### Written exercise
Filter the lines below, copying only those with the string "recreates".

### Data entries
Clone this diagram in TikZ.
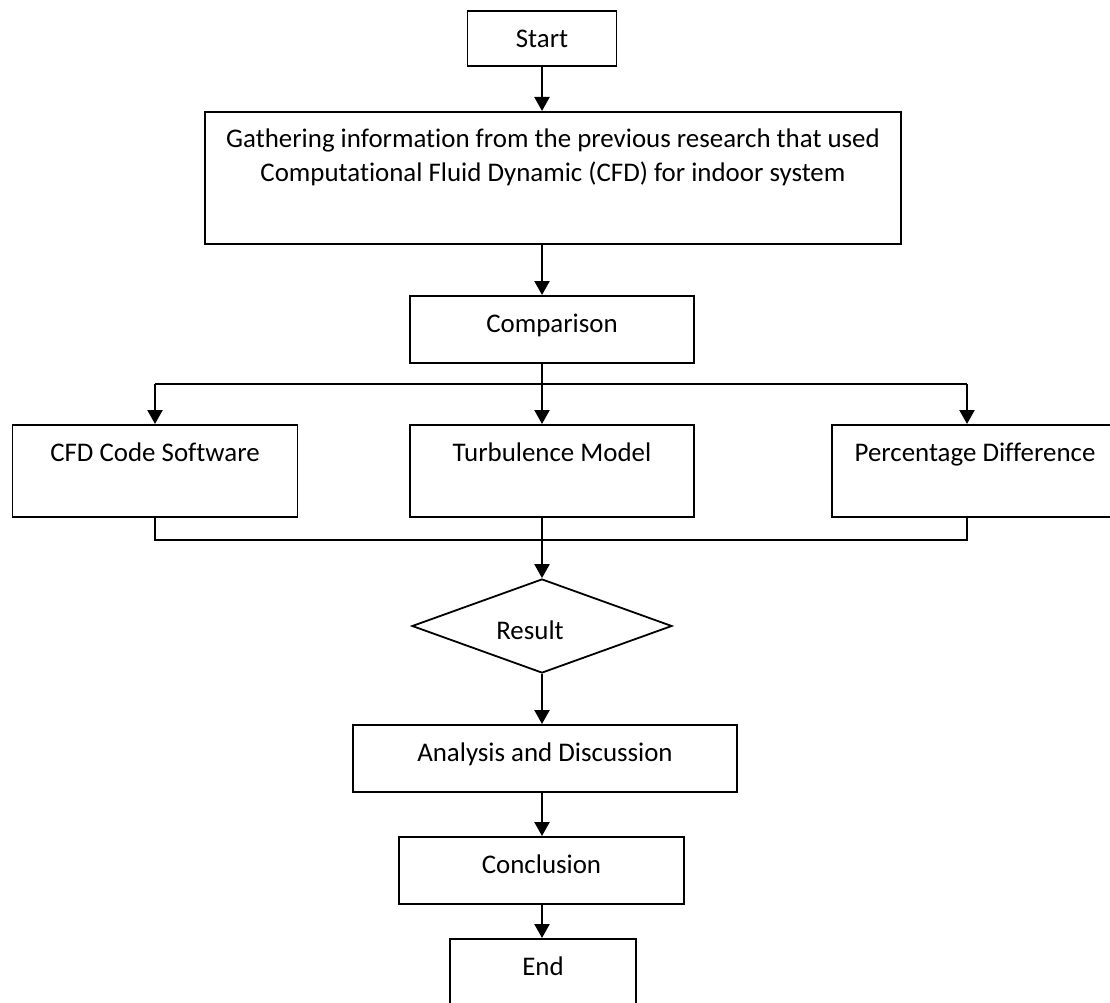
\documentclass[tikz,border=0pt]{standalone}
\usepackage{fontspec}
\setmainfont{Carlito}[Ligatures=NoCommon]
\usetikzlibrary{arrows.meta,shapes.geometric}

\begin{document}
\begin{tikzpicture}[x=1pt,y=-1pt,font=\fontsize{26.9}{34}\selectfont,
    b/.style={draw,line width=1.8pt,anchor=north,inner sep=0pt,align=center,text height=36.5pt},
    dm/.style={draw,line width=1.8pt,diamond,aspect=2.77,inner sep=0pt,
               minimum width=260pt,minimum height=94pt,text height=26pt,text depth=0pt},
    arr/.style={-{Triangle[length=14pt,width=15pt]},line width=2.3pt},
    ln/.style={line width=1.8pt}]
\fill[white] (0,0) rectangle (1110,1003);
\useasboundingbox (0,0) rectangle (1110,1003);
\clip (0,0) rectangle (1110,1003);
% main column
\coordinate (spine) at (542,0);
\coordinate (pdrop) at (967,0);
\coordinate (split) at (542,384);
\coordinate (merge) at (542,540);
\node[b,minimum width=149pt,text depth=18.5pt] (start) at (542,10) {Start};
\node[b,minimum width=696pt,text height=69.7pt,text depth=62.3pt] (gather) at (553,111)
  {Gathering information from the previous research that used\\Computational Fluid Dynamic (CFD) for indoor system};
\node[b,minimum width=284pt,text depth=30.5pt] (comp) at (552,295) {Comparison};
% three branches
\node[b,minimum width=285pt,text depth=55.5pt] (cfd) at (155,424) {CFD Code Software};
\node[b,minimum width=284pt,text depth=55.5pt] (turb) at (552,424) {Turbulence Model};
\node[b,minimum width=286pt,text depth=55.5pt] (perc) at (975,424) {Percentage Difference};
\node[dm] (res) at (542,626) {Result\hspace*{24pt}};
\node[b,minimum width=384pt,text depth=30.5pt] (anal) at (545,724) {Analysis and Discussion};
\node[b,minimum width=285pt,text depth=30.5pt] (concl) at (541.5,836) {Conclusion};
\node[b,minimum width=186pt,text depth=53.5pt] (end) at (543,938) {End};
% connectors
\draw[arr] (start.south) -- (gather.north -| spine);
\draw[arr] (gather.south -| spine) -- (comp.north -| spine);
\draw[ln] (split -| cfd.north) -- (split -| pdrop);
\draw[arr] (split -| cfd.north) -- (cfd.north);
\draw[arr] (comp.south -| spine) -- (turb.north -| spine);
\draw[arr] (split -| pdrop) -- (perc.north -| pdrop);
\draw[ln] (cfd.south) -- (merge -| cfd.south) -- (merge -| pdrop) -- (perc.south -| pdrop);
\draw[arr] (turb.south -| spine) -- (res.north);
\draw[arr] (res.south) -- (anal.north -| spine);
\draw[arr] (anal.south -| spine) -- (concl.north -| spine);
\draw[arr] (concl.south -| spine) -- (end.north -| spine);
\end{tikzpicture}
\end{document}
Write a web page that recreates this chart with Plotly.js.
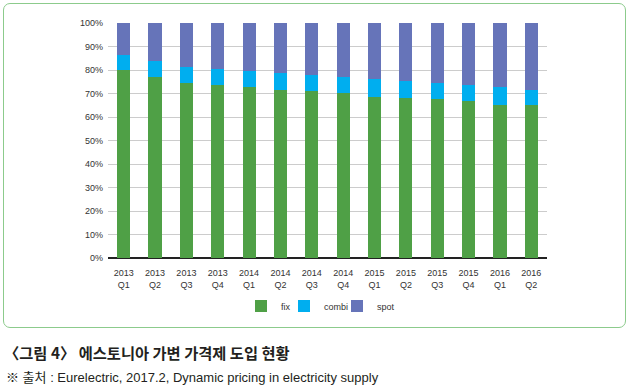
<!DOCTYPE html>
<html>
<head>
<meta charset="utf-8">
<script src="https://cdn.plot.ly/plotly-3.0.1.min.js"></script>
<style>
html,body{margin:0;padding:0;background:#fff;}
#wrap{position:relative;width:630px;height:390px;overflow:hidden;}
#box{position:absolute;left:3px;top:3px;width:621px;height:323px;border:1px solid #8ccb8c;border-radius:7px;}
#chart{position:absolute;left:0;top:0;width:630px;height:390px;}
</style>
</head>
<body>
<div id="wrap"><div id="box"></div><div id="chart"></div></div>
<script>
const categories = ["2013<br>Q1","2013<br>Q2","2013<br>Q3","2013<br>Q4","2014<br>Q1","2014<br>Q2","2014<br>Q3","2014<br>Q4","2015<br>Q1","2015<br>Q2","2015<br>Q3","2015<br>Q4","2016<br>Q1","2016<br>Q2"];
const fix   = [80, 77, 74.6, 73.7, 72.6, 71.6, 70.9, 70.2, 68.6, 68.3, 67.5, 66.6, 65.2, 64.9];
const combi = [6.5, 7, 6.8, 6.7, 7.1, 7.3, 6.8, 6.9, 7.7, 7.1, 6.8, 6.9, 7.4, 6.8];
const spot  = [13.5, 16, 18.6, 19.6, 20.3, 21.1, 22.3, 22.9, 23.7, 24.6, 25.7, 26.5, 27.4, 28.3];
const yTicks = [0,10,20,30,40,50,60,70,80,90,100];
const captionTitle = "〈그림 4〉 에스토니아 가변 가격제 도입 현황";
const captionSource = "※ 출처 : Eurelectric, 2017.2, Dynamic pricing in electricity supply";

const fontLatin = "Liberation Sans, Arial, sans-serif";
const fontKr = "Noto Sans CJK KR, sans-serif";
const fontMixed = "Liberation Sans, Noto Sans CJK KR, sans-serif";

const traces = [
  {type:'bar', name:'fix', x:categories, y:fix, marker:{color:'#4fa046'}, legend:'legend'},
  {type:'bar', name:'combi', x:categories, y:combi, marker:{color:'#00aeef'}, legend:'legend2'},
  {type:'bar', name:'spot', x:categories, y:spot, marker:{color:'#6674b9'}, legend:'legend3'}
];

const W = 630, H = 390, L = 108, R = 83, T = 23, B = 132;
const pw = W - L - R, ph = H - T - B;
const px = v => (v - L) / pw;
const py = v => (H - B - v) / ph;

const legFont = {family: fontLatin, size: 9, color: '#333'};
const legBase = (xpx) => ({orientation: 'h', x: px(xpx), y: py(306), xanchor: 'left', yanchor: 'middle',
  font: legFont, itemwidth: 30, bgcolor: 'rgba(0,0,0,0)', borderwidth: 0});

const layout = {
  width: W, height: H,
  margin: {l: L, r: R, t: T, b: B, pad: 0},
  paper_bgcolor: 'rgba(0,0,0,0)',
  plot_bgcolor: 'rgba(0,0,0,0)',
  barmode: 'stack',
  bargap: 0.58,
  showlegend: true,
  legend: legBase(241),
  legend2: legBase(284),
  legend3: legBase(337),
  xaxis: {type: 'category', tickfont: {family: fontLatin, size: 9, color: '#333'},
          showgrid: false, zeroline: false, showline: false, ticks: '', tickangle: 0,
          ticklabelstandoff: 8},
  yaxis: {range: [0, 100], tickvals: yTicks, ticktext: yTicks.map(v => v + '%'),
          tickfont: {family: fontLatin, size: 9, color: '#333'},
          showgrid: true, gridcolor: '#cccccc', gridwidth: 1,
          zeroline: true, zerolinecolor: '#222', zerolinewidth: 1.2,
          showline: false, ticks: '', ticklabelstandoff: 4},
  annotations: [
    {xref: 'paper', yref: 'paper', x: px(2), y: py(352), xanchor: 'left', yanchor: 'middle',
     text: '<b>' + captionTitle + '</b>', showarrow: false,
     font: {family: fontKr, size: 15.3, color: '#231f20'}},
    {xref: 'paper', yref: 'paper', x: px(4), y: py(378), xanchor: 'left', yanchor: 'middle',
     text: captionSource, showarrow: false,
     font: {family: fontMixed, size: 13, color: '#231f20'}}
  ]
};

Plotly.newPlot('chart', traces, layout, {displayModeBar: false, staticPlot: true});
</script>
</body>
</html>
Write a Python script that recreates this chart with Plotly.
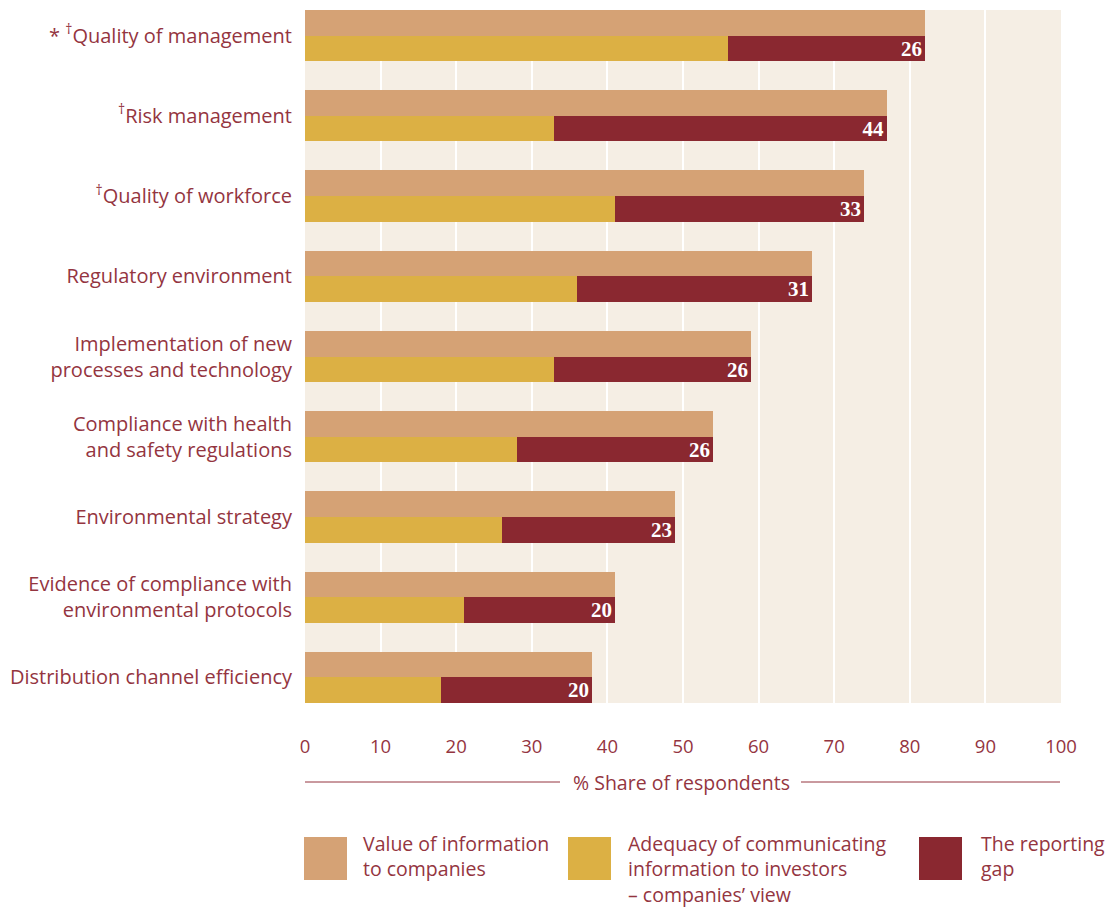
import plotly.graph_objects as go

# Categories, top to bottom
categories = [
    "* <sup>†</sup>Quality of management",
    "<sup>†</sup>Risk management",
    "<sup>†</sup>Quality of workforce",
    "Regulatory environment",
    "Implementation of new<br>processes and technology",
    "Compliance with health<br>and safety regulations",
    "Environmental strategy",
    "Evidence of compliance with<br>environmental protocols",
    "Distribution channel efficiency",
]
value_to_companies = [82, 77, 74, 67, 59, 54, 49, 41, 38]
adequacy_companies_view = [56, 33, 41, 36, 33, 28, 26, 21, 18]
reporting_gap = [26, 44, 33, 31, 26, 26, 23, 20, 20]
x_ticks = [0, 10, 20, 30, 40, 50, 60, 70, 80, 90, 100]

TAN = "#d5a275"
GOLD = "#dcb044"
MAROON = "#8a2830"
TEXT = "#94353f"
BG = "#f5eee4"
FONT = "Open Sans"

W, H = 1120, 907
L, R, T, B = 305, 59, 10, 204
PW, PH = W - L - R, H - T - B

BAR_H = 0.318
idx = list(range(len(categories)))
y_top = [i - BAR_H / 2 for i in idx]
y_bot = [i + BAR_H / 2 for i in idx]

fig = go.Figure()
fig.add_trace(go.Bar(
    orientation="h", y=y_top, x=value_to_companies, width=BAR_H,
    marker=dict(color=TAN, line=dict(width=0)), hoverinfo="x",
    name="Value of information to companies",
))
fig.add_trace(go.Bar(
    orientation="h", y=y_bot, x=adequacy_companies_view, width=BAR_H,
    marker=dict(color=GOLD, line=dict(width=0)), hoverinfo="x",
    name="Adequacy of communicating information to investors",
))
fig.add_trace(go.Bar(
    orientation="h", y=y_bot, x=reporting_gap, base=adequacy_companies_view,
    width=BAR_H, marker=dict(color=MAROON, line=dict(width=0)),
    text=[str(v) for v in reporting_gap], textposition="inside",
    insidetextanchor="end", constraintext="none", textangle=0,
    textfont=dict(family="Liberation Serif", size=21, color="white", weight="bold"),
    hoverinfo="x", name="The reporting gap",
))

fig.update_layout(
    width=W, height=H,
    margin=dict(l=L, r=R, t=T, b=B),
    paper_bgcolor="white", plot_bgcolor=BG,
    barmode="overlay", bargap=0, showlegend=False,
    font=dict(family=FONT, color=TEXT, size=18),
)
fig.update_xaxes(
    range=[0, 100], tickvals=x_ticks, showgrid=True, gridcolor="white",
    gridwidth=2, zeroline=False, showline=False, ticks="outside",
    ticklen=27, tickcolor="rgba(0,0,0,0)", tickfont=dict(size=18.5, color=TEXT),
    fixedrange=True,
)
fig.update_yaxes(
    range=[len(categories) - 1 + BAR_H, -BAR_H], tickvals=idx,
    ticktext=categories, showgrid=False, zeroline=False, showline=False,
    ticks="outside", ticklen=8, tickcolor="rgba(0,0,0,0)",
    tickfont=dict(size=20, color=TEXT), fixedrange=True,
)


def px_x(px):
    return (px - L) / PW


def px_y(py):
    return (H - B - py) / PH


# Axis title flanked by rules
fig.add_annotation(
    x=px_x(681), y=px_y(782), xref="paper", yref="paper",
    text="% Share of respondents", showarrow=False,
    font=dict(size=19.5, color=TEXT), xanchor="center", yanchor="middle",
)
for x0, x1 in [(305, 560), (801, 1060)]:
    fig.add_shape(
        type="line", xref="paper", yref="paper",
        x0=px_x(x0), x1=px_x(x1), y0=px_y(782), y1=px_y(782),
        line=dict(color=TEXT, width=1),
    )

# Legend: swatches with wrapped labels
legend_items = [
    (TAN, 304, 362, "Value of information<br>to companies"),
    (GOLD, 568, 627, "Adequacy of communicating<br>information to investors<br>– companies’ view"),
    (MAROON, 919, 980, "The reporting<br>gap"),
]
for color, sx, tx, label in legend_items:
    fig.add_shape(
        type="rect", xref="paper", yref="paper",
        x0=px_x(sx), x1=px_x(sx + 43), y0=px_y(837), y1=px_y(880),
        fillcolor=color, line=dict(width=0),
    )
    fig.add_annotation(
        x=px_x(tx), y=px_y(829), xref="paper", yref="paper",
        text=label, showarrow=False, align="left",
        xanchor="left", yanchor="top", borderpad=0,
        font=dict(size=19.5, color=TEXT),
    )

fig.write_html("out.html")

### Task response
Write a web page that recreates this chart with Plotly.js.
Write a Python script that recreates this chart with Plotly.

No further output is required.